Alan Davie BRITISH, 1920-2014

Overview

Alan Davie was one of Britain’s most internationally acclaimed artists in the 1950s and 60’s and is arguably Scotland’s most important artist of the twentieth century. He was the first British painter to realise and recapitulate the vitality and significance of American Abstract Expressionism.

 

Davie studied at Edinburgh College of Art from 1938-40. As a young man he developed a love of the arts, wrote poetry and played the saxophone in a jazz band. In 1945 Davie was deeply impressed by two exhibitions – Picasso at the V&A and Klee at the Tate. Not long after in 1948 he visited the Peggy Guggenheim Collection in Venice where he came across the paintings of Jackson Pollock.
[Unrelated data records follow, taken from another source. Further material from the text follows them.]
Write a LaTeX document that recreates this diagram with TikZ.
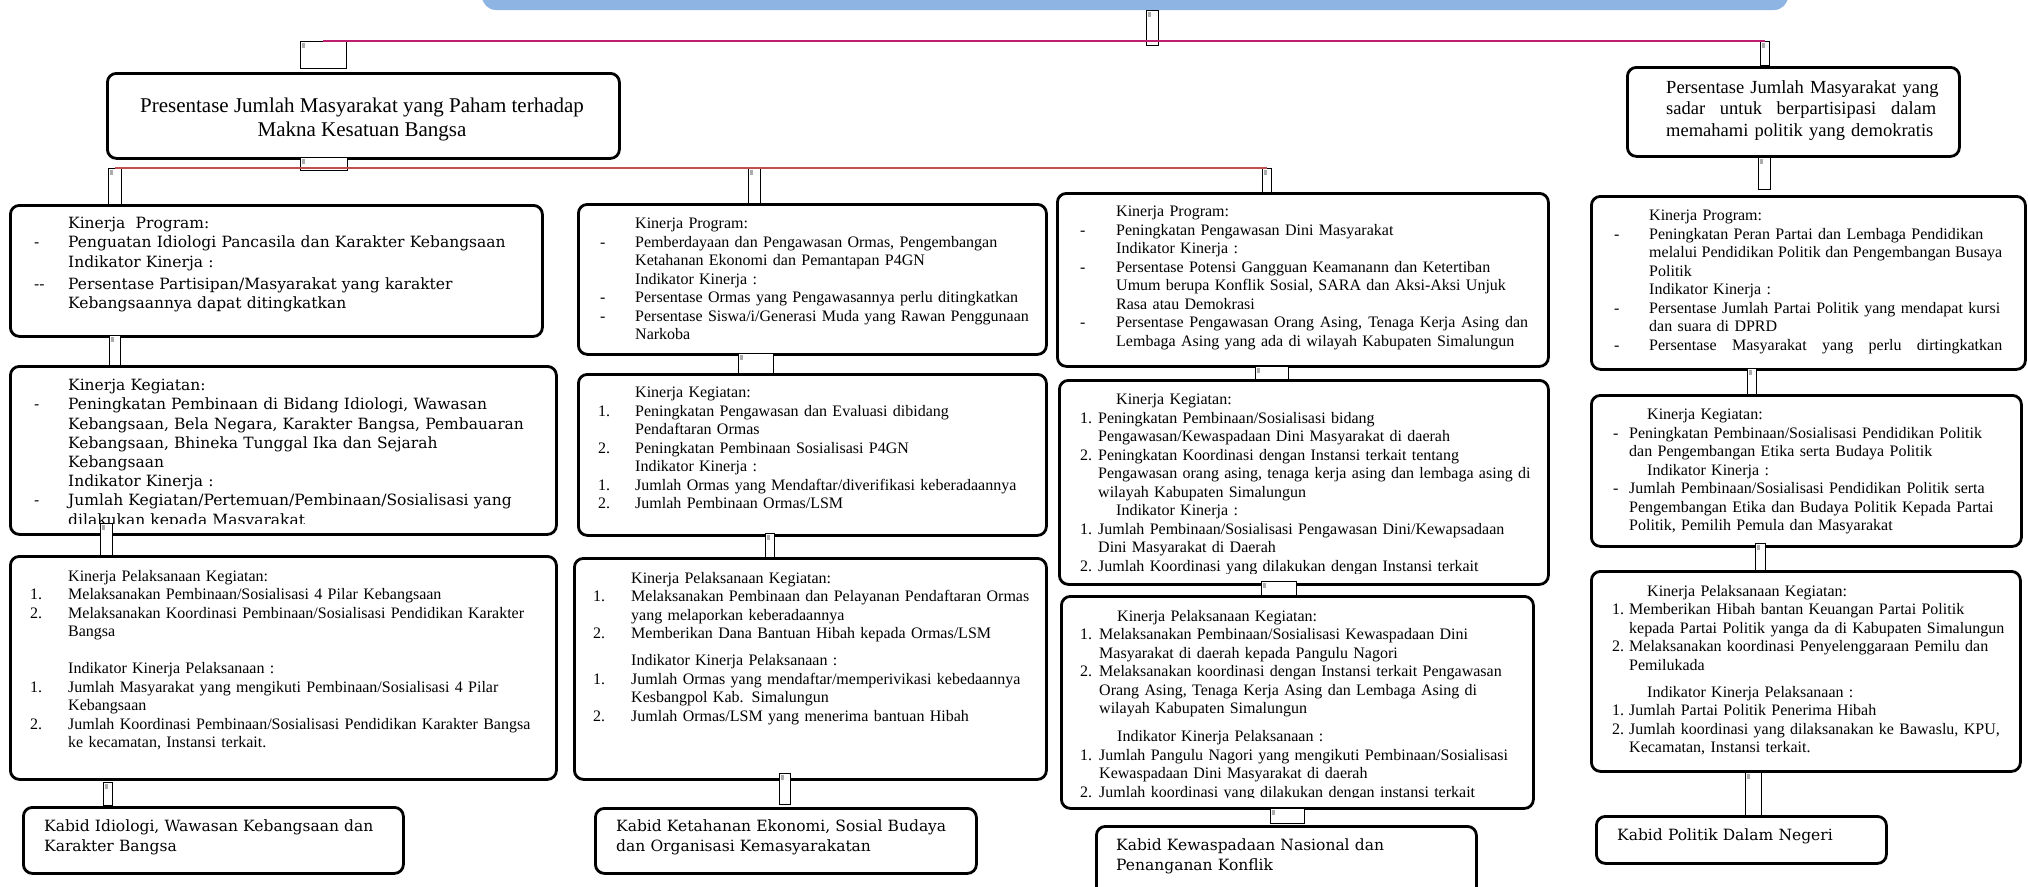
\documentclass[tikz,border=0pt]{standalone}
\usepackage{fontspec}
\setmainfont{Liberation Serif}
\newfontfamily\bkfont{DejaVu Serif}
\newlength\itw
\newlength\hdw
\newcommand{\itlab}[1]{\makebox[\itw][l]{#1}}
\newcommand{\itind}{\hspace*{\itw}}
\newcommand{\hdind}{\hspace*{\hdw}}
\newcommand{\jline}[2]{\makebox[#1][s]{\spaceskip=.25em plus 1fil\relax #2}}
\definecolor{bannerblue}{HTML}{8DB4E2}
\definecolor{magline}{HTML}{BE1E6E}
\definecolor{redline}{HTML}{C0504D}
\tikzset{
  box/.style={draw, line width=2.8pt, rounded corners=9pt, anchor=north west, inner sep=0pt},
  ph/.style={draw, line width=0.6pt, fill=white, anchor=north west, inner sep=0pt,
    path picture={\fill[gray!65] ([xshift=1.2pt,yshift=-1.2pt]path picture bounding box.north west) rectangle ++(3.5pt,-5pt);}},
  txt/.style={inner sep=0pt, anchor=north west, align=left, text width=#1},
  txt/.default=480pt,
  tm/.style={font=\fontsize{16}{18.5}\selectfont},
  bk/.style={font=\bkfont\fontsize{15.5}{19.2}\selectfont},
  indents/.style 2 args={execute at begin node={\setlength\itw{#1}\setlength\hdw{#2}}},
}
\begin{document}
\begin{tikzpicture}[x=1pt,y=-1pt]
\useasboundingbox (0,0) rectangle (2028,886);
\clip (0,0) rectangle (2028,886);
\fill[white] (0,0) rectangle (2028,886);

% banner at the top
\fill[bannerblue, rounded corners=14pt] (482,-30) rectangle (1788,10);

% goal boxes
\node[box, minimum width=512pt, minimum height=85pt] (goalA) at (106,72) {};
\node[font=\fontsize{21}{23.5}\selectfont, align=center, anchor=north, inner sep=0pt] (goalAtxt) at (362,98)
  {Presentase Jumlah Masyarakat yang Paham terhadap\\Makna Kesatuan Bangsa};
\node[box, minimum width=332pt, minimum height=89pt] (goalB) at (1626,66) {};
\node[txt=290pt, font=\fontsize{18.5}{21.5}\selectfont] (goalBtxt) at (1666,80)
  {Persentase Jumlah Masyarakat yang\\
   \jline{270pt}{sadar untuk berpartisipasi dalam}\\
   memahami politik yang demokratis};

% column 1
\node[box, minimum width=532pt, minimum height=131pt] (prog1) at (9,204) {};
\node[box, minimum width=546pt, minimum height=168pt] (keg1) at (9,365) {};
\node[box, minimum width=546pt, minimum height=223pt] (pel1) at (9,555) {};
\node[box, minimum width=380pt, minimum height=66pt] (kabid1) at (22,806) {};

\node[txt, bk, indents={34pt}{34pt}] (prog1txt) at (34,217)
  {\itind Kinerja\ \ Program:\\
   \itlab{-}Penguatan Idiologi Pancasila dan Karakter Kebangsaan\\
   \itind Indikator Kinerja :\\[3.5pt]
   \itlab{--}Persentase Partisipan/Masyarakat yang karakter\\
   \itind Kebangsaannya dapat ditingkatkan};
\begin{scope}
  \clip (keg1.north west) rectangle ([yshift=12pt]keg1.south east);
  \node[txt=520pt, bk, indents={34pt}{34pt}] (keg1txt) at (34,379)
    {\itind Kinerja Kegiatan:\\
     \itlab{-}Peningkatan Pembinaan di Bidang Idiologi, Wawasan\\
     \itind Kebangsaan, Bela Negara, Karakter Bangsa, Pembauaran\\
     \itind Kebangsaan, Bhineka Tunggal Ika dan Sejarah\\
     \itind Kebangsaan\\
     \itind Indikator Kinerja :\\
     \itlab{-}Jumlah Kegiatan/Pertemuan/Pembinaan/Sosialisasi yang\\
     \itind dilakukan kepada Masyarakat};
\end{scope}
\node[txt=520pt, tm, indents={38pt}{38pt}] (pel1txt) at (30,570)
  {\itind Kinerja Pelaksanaan Kegiatan:\\
   \itlab{1.}Melaksanakan Pembinaan/Sosialisasi 4 Pilar Kebangsaan\\
   \itlab{2.}Melaksanakan Koordinasi Pembinaan/Sosialisasi Pendidikan Karakter\\
   \itind Bangsa\\[18.5pt]
   \itind Indikator Kinerja Pelaksanaan :\\
   \itlab{1.}Jumlah Masyarakat yang mengikuti Pembinaan/Sosialisasi 4 Pilar\\
   \itind Kebangsaan\\
   \itlab{2.}Jumlah Koordinasi Pembinaan/Sosialisasi Pendidikan Karakter Bangsa\\
   \itind ke kecamatan, Instansi terkait.};
\node[txt=350pt, bk] (kabid1txt) at (44,820)
  {Kabid Idiologi, Wawasan Kebangsaan dan\\Karakter Bangsa};

% column 2
\node[box, minimum width=468pt, minimum height=150pt] (prog2) at (577,203) {};
\node[box, minimum width=468pt, minimum height=161pt] (keg2) at (577,373) {};
\node[box, minimum width=472pt, minimum height=221pt] (pel2) at (573,557) {};
\node[box, minimum width=381pt, minimum height=65pt] (kabid2) at (594,807) {};

\node[txt=440pt, tm, indents={35pt}{35pt}] (prog2txt) at (600,218)
  {\itind Kinerja Program:\\
   \itlab{-}Pemberdayaan dan Pengawasan Ormas, Pengembangan\\
   \itind Ketahanan Ekonomi dan Pemantapan P4GN\\
   \itind Indikator Kinerja :\\
   \itlab{-}Persentase Ormas yang Pengawasannya perlu ditingkatkan\\
   \itlab{-}Persentase Siswa/i/Generasi Muda yang Rawan Penggunaan\\
   \itind Narkoba};
\node[txt=440pt, tm, indents={37pt}{37pt}] (keg2txt) at (598,387)
  {\itind Kinerja Kegiatan:\\
   \itlab{1.}Peningkatan Pengawasan dan Evaluasi dibidang\\
   \itind Pendaftaran Ormas\\
   \itlab{2.}Peningkatan Pembinaan Sosialisasi P4GN\\
   \itind Indikator Kinerja :\\
   \itlab{1.}Jumlah Ormas yang Mendaftar/diverifikasi keberadaannya\\
   \itlab{2.}Jumlah Pembinaan Ormas/LSM};
\node[txt=445pt, tm, indents={38pt}{38pt}] (pel2txt) at (593,572)
  {\itind Kinerja Pelaksanaan Kegiatan:\\
   \itlab{1.}Melaksanakan Pembinaan dan Pelayanan Pendaftaran Ormas\\
   \itind yang melaporkan keberadaannya\\
   \itlab{2.}Memberikan Dana Bantuan Hibah kepada Ormas/LSM\\[8.5pt]
   \itind Indikator Kinerja Pelaksanaan :\\
   \itlab{1.}Jumlah Ormas yang mendaftar/memperivikasi kebedaannya\\
   \itind Kesbangpol Kab. Simalungun\\
   \itlab{2.}Jumlah Ormas/LSM yang menerima bantuan Hibah};
\node[txt=350pt, bk] (kabid2txt) at (616,820)
  {Kabid Ketahanan Ekonomi, Sosial Budaya\\dan Organisasi Kemasyarakatan};

% column 3
\node[box, minimum width=491pt, minimum height=173pt] (prog3) at (1056,192) {};
\node[box, minimum width=489pt, minimum height=204pt] (keg3) at (1058,379) {};
\node[box, minimum width=472pt, minimum height=212pt] (pel3) at (1060,595) {};
\node[box, minimum width=380pt, minimum height=80pt] (kabid3) at (1095,825) {};

\node[txt=460pt, tm, indents={36pt}{36pt}] (prog3txt) at (1080,206)
  {\itind Kinerja Program:\\
   \itlab{-}Peningkatan Pengawasan Dini Masyarakat\\
   \itind Indikator Kinerja :\\
   \itlab{-}Persentase Potensi Gangguan Keamanann dan Ketertiban\\
   \itind Umum berupa Konflik Sosial, SARA dan Aksi-Aksi Unjuk\\
   \itind Rasa atau Demokrasi\\
   \itlab{-}\jline{412pt}{Persentase Pengawasan Orang Asing, Tenaga Kerja Asing dan}\\
   \itind Lembaga Asing yang ada di wilayah Kabupaten Simalungun};
\begin{scope}
  \clip (keg3.north west) rectangle ([yshift=12pt]keg3.south east);
  \node[txt=460pt, tm, indents={18pt}{36pt}] (keg3txt) at (1080,394)
    {\hdind Kinerja Kegiatan:\\
     \itlab{1.}Peningkatan Pembinaan/Sosialisasi bidang\\
     \itind Pengawasan/Kewaspadaan Dini Masyarakat di daerah\\
     \itlab{2.}Peningkatan Koordinasi dengan Instansi terkait tentang\\
     \itind Pengawasan orang asing, tenaga kerja asing dan lembaga asing di\\
     \itind wilayah Kabupaten Simalungun\\
     \hdind Indikator Kinerja :\\
     \itlab{1.}Jumlah Pembinaan/Sosialisasi Pengawasan Dini/Kewapsadaan\\
     \itind Dini Masyarakat di Daerah\\
     \itlab{2.}Jumlah Koordinasi yang dilakukan dengan Instansi terkait};
\end{scope}
\begin{scope}
  \clip (pel3.north west) rectangle ([yshift=12pt]pel3.south east);
  \node[txt=445pt, tm, indents={19pt}{37pt}] (pel3txt) at (1080,610)
    {\hdind Kinerja Pelaksanaan Kegiatan:\\
     \itlab{1.}Melaksanakan Pembinaan/Sosialisasi Kewaspadaan Dini\\
     \itind Masyarakat di daerah kepada Pangulu Nagori\\
     \itlab{2.}Melaksanakan koordinasi dengan Instansi terkait Pengawasan\\
     \itind Orang Asing, Tenaga Kerja Asing dan Lembaga Asing di\\
     \itind wilayah Kabupaten Simalungun\\[9.5pt]
     \hdind Indikator Kinerja Pelaksanaan :\\
     \itlab{1.}Jumlah Pangulu Nagori yang mengikuti Pembinaan/Sosialisasi\\
     \itind Kewaspadaan Dini Masyarakat di daerah\\
     \itlab{2.}Jumlah koordinasi yang dilakukan dengan instansi terkait};
\end{scope}
\node[txt=350pt, bk] (kabid3txt) at (1116,839)
  {Kabid Kewaspadaan Nasional dan\\Penanganan Konflik};

% column 4
\node[box, minimum width=434pt, minimum height=173pt] (prog4) at (1590,195) {};
\node[box, minimum width=430pt, minimum height=151pt] (keg4) at (1590,394) {};
\node[box, minimum width=429pt, minimum height=200pt] (pel4) at (1590,570) {};
\node[box, minimum width=290pt, minimum height=47pt] (kabid4) at (1595,815) {};

\node[txt=405pt, tm, indents={35pt}{35pt}] (prog4txt) at (1614,210)
  {\itind Kinerja Program:\\
   \itlab{-}Peningkatan Peran Partai dan Lembaga Pendidikan\\
   \itind \jline{353pt}{melalui Pendidikan Politik dan Pengembangan Busaya}\\
   \itind Politik\\
   \itind Indikator Kinerja :\\
   \itlab{-}Persentase Jumlah Partai Politik yang mendapat kursi\\
   \itind dan suara di DPRD\\
   \itlab{-}\jline{353pt}{Persentase Masyarakat yang perlu dirtingkatkan}};
\node[txt=405pt, tm, indents={16pt}{34pt}] (keg4txt) at (1613,409)
  {\hdind Kinerja Kegiatan:\\
   \itlab{-}Peningkatan Pembinaan/Sosialisasi Pendidikan Politik\\
   \itind dan Pengembangan Etika serta Budaya Politik\\
   \hdind Indikator Kinerja :\\
   \itlab{-}Jumlah Pembinaan/Sosialisasi Pendidikan Politik serta\\
   \itind Pengembangan Etika dan Budaya Politik Kepada Partai\\
   \itind Politik, Pemilih Pemula dan Masyarakat};
\node[txt=405pt, tm, indents={17pt}{35pt}] (pel4txt) at (1612,585)
  {\hdind Kinerja Pelaksanaan Kegiatan:\\
   \itlab{1.}Memberikan Hibah bantan Keuangan Partai Politik\\
   \itind kepada Partai Politik yanga da di Kabupaten Simalungun\\
   \itlab{2.}Melaksanakan koordinasi Penyelenggaraan Pemilu dan\\
   \itind Pemilukada\\[8.5pt]
   \hdind Indikator Kinerja Pelaksanaan :\\
   \itlab{1.}Jumlah Partai Politik Penerima Hibah\\
   \itlab{2.}Jumlah koordinasi yang dilaksanakan ke Bawaslu, KPU,\\
   \itind Kecamatan, Instansi terkait.};
\node[txt=260pt, bk] (kabid4txt) at (1617,829) {Kabid Politik Dalam Negeri};

% image placeholders that stand in for the links
\node[ph, minimum width=12pt, minimum height=35pt] (phtop) at (1146,10) {};
\node[ph, minimum width=46pt, minimum height=27pt] (phl) at (300,41) {};
\node[ph, minimum width=9pt, minimum height=24pt] (phr) at (1760,41) {};
\node[ph, minimum width=47pt, minimum height=13pt] (pha) at (300,157) {};
\node[ph, minimum width=12pt, minimum height=32pt] (phb) at (1758,157) {};
\node[ph, minimum width=13pt, minimum height=36pt] (ph11) at (108,168) {};
\node[ph, minimum width=11pt, minimum height=30pt] (ph12) at (109,335) {};
\node[ph, minimum width=12pt, minimum height=32pt] (ph13) at (100,523) {};
\node[ph, minimum width=9pt, minimum height=23pt] (ph14) at (103,782) {};
\node[ph, minimum width=12pt, minimum height=35pt] (ph21) at (748,168) {};
\node[ph, minimum width=35pt, minimum height=20pt] (ph22) at (738,353) {};
\node[ph, minimum width=9pt, minimum height=24pt] (ph23) at (765,533) {};
\node[ph, minimum width=11pt, minimum height=31pt] (ph24) at (779,773) {};
\node[ph, minimum width=9pt, minimum height=24pt] (ph31) at (1262,168) {};
\node[ph, minimum width=33pt, minimum height=13pt] (ph32) at (1255,366) {};
\node[ph, minimum width=35pt, minimum height=14pt] (ph33) at (1261,581) {};
\node[ph, minimum width=34pt, minimum height=15pt] (ph34) at (1270,808) {};
\node[ph, minimum width=9pt, minimum height=26pt] (ph42) at (1747,368) {};
\node[ph, minimum width=10pt, minimum height=27pt] (ph43) at (1755,543) {};
\node[ph, minimum width=16pt, minimum height=43pt] (ph44) at (1745,772) {};

% connector lines
\draw[magline, line width=2.6pt] (phl.north) -- (phr.north);
\draw[redline, line width=2.6pt] (ph11.north) -- (ph31.north);
\end{tikzpicture}
\end{document}
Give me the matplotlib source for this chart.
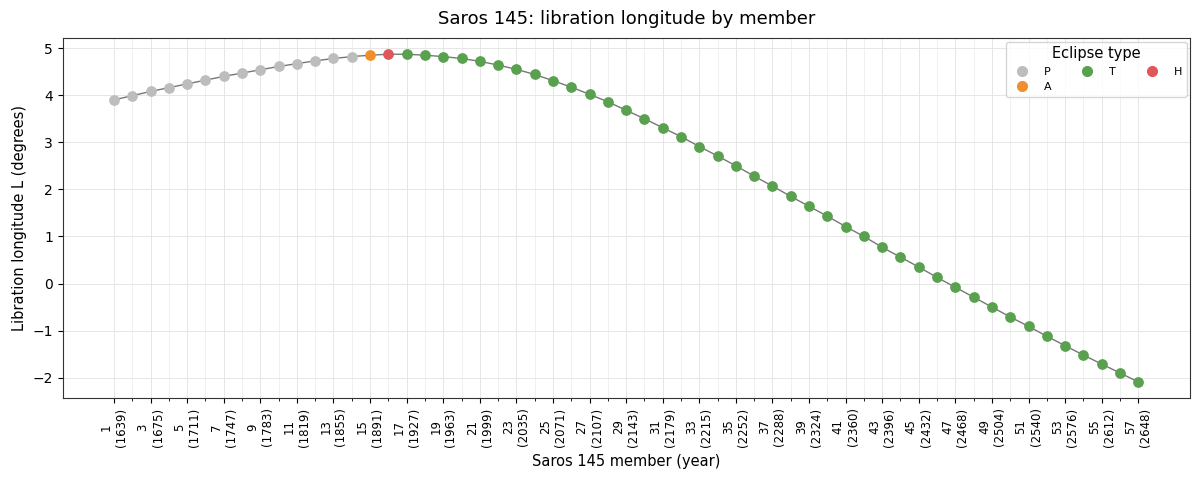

Davie was inspired by American Abstract Expressionism as well as Surrealism and the Cobra group.

 

In 1956 Davie made his first trip to the United States where he was the subject of a solo exhibition at the Catherine Viviano Gallery and was introduced to Robert Motherwell, Jackson Pollock, Franz Kline, Mark Rothko, and Willem de Kooning. Meeting that inspired some of the finest art work of his career.

 

Throughout his life Alan Davie obsessively drew and painted, producing paintings of startling originality, vitality and daring. As early as 1958 Alan Davie emphasised the importance in his work of intuition as expressed in the form of enigmatic signs. During the 1960s, both in paintings and in coloured lithographs, he represented such images with increasing clarity at the expense of gestural handling. Seeing and sensing the limits of abstract expressionism, Davie re-embraced image and symbol combining in heterodox fashion imagery derived from the understandings of the absolute in the cultures of the world and its governance of the realm which we inhabit.

 

The work that we show here is a magnificent example of Davie’s 1970’s style it is one of the largest and most impressive works in the 1971 Phantom in the Room series. Phantom in the Room No.9 takes a new look at his mysterious rooms of the early 1950s which were filled with such intensity and were generally sombre. Here we have a positively joyous palette, yet there is still a sense of brooding contrasted against forms which could equally have sprung from his best 1960s works. There is the familiar tight composition and careful balance and highly sensitive use of colour to produce an intriguing and strong painting. Phantom in the Room No.9 was in the Edinburgh Festival and is a seminal 1970s painting.